We live in an age of assassination. While the practice of killing in order to promote political change has always been with us, it has evolved over the centuries into a situation where political murder is now routinely committed by terrorists, overzealous nuts and government agents, often just for the purpose of making a point.
We weren’t always so blasé about it. When Brutus and company stabbed Julius Caesar to death on the Roman Senate floor in 44 BC, philosophers debated for centuries over the merits and ethics of tyranicide. However, in an era when killing is made easier by technology, there is no real debate. One side smugly nods its approval and puts another drone in the air; the other screams in outrage while suiting up a fresh suicide bomber.

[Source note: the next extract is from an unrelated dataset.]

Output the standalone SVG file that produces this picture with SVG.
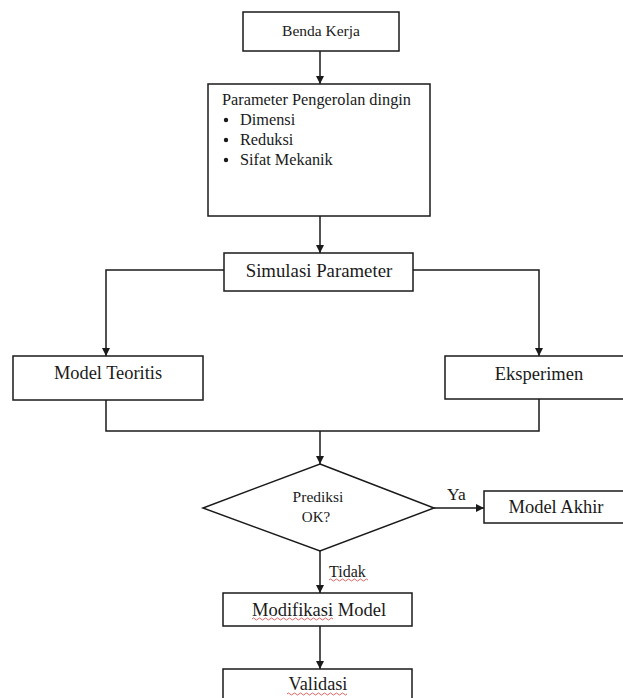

Questions of morality are always shoved aside in wartime, but there’s a more practical concern that few seem to have pondered: Is assassination an effective tool to achieve political aims? In other words, does it work?
That’s the main question underlying Lyndsay Porter’s Assassination: A History of Political Murder, and from the evidence Porter presents, the answer is an emphatic “no”. Take the killing of Caesar. His assailants thought ending his life would end his empirical reign and bring a new age of democracy and stability to Rome. Instead, Caesar’s death plunged the republic into a generations-long nightmare of violence and corruption. Or consider the shooting of Abraham Lincoln, whose killer, John Wilkes Booth, hoped his deed would restore honor to the South after its defeat in the Civil War. Booth’s reward? A bullet in the head and Reconstruction, which would keep the South poor and underdeveloped for roughly the next 100 years.
The logic of the act seems simple: kill the head and the body will die. Yet whether perpetrated by lone kooks, G-men or secret cabals, the blowback can be intense and uncontainable. Example after example shows that assassination almost never has the final effect that was intended, yet far from becoming a relic of our barbarian history, policies of assassination have been embraced worldwide, both by the establishment and its various enemies.
It’s a small disappointment that Porter only obliquely addresses today’s situation, preferring to map the historical roads that brought us here rather than try and guess where we may be going. However, with brief, well-written and nicely illustrated chapters detailing famous assassinations in history, Porter thoroughly examines both the ends and means of political murder as it developed throughout history.
It’s not exactly light reading (and nowhere near as much fun as Sarah Vowel’s excellent Assassination Vacation), but the format of the book—hardcover, glossy, almost-but-not-quite coffee table material—invites the reader to peruse rather than plow straight through, a good approach for such a dark subject.
With death threats against politicians surging, Hellfire missiles raining down and fatwas a-flying, the modern world demands a re-examination of assassination, one that acknowledges its inherent worthlessness as a tactic for political change.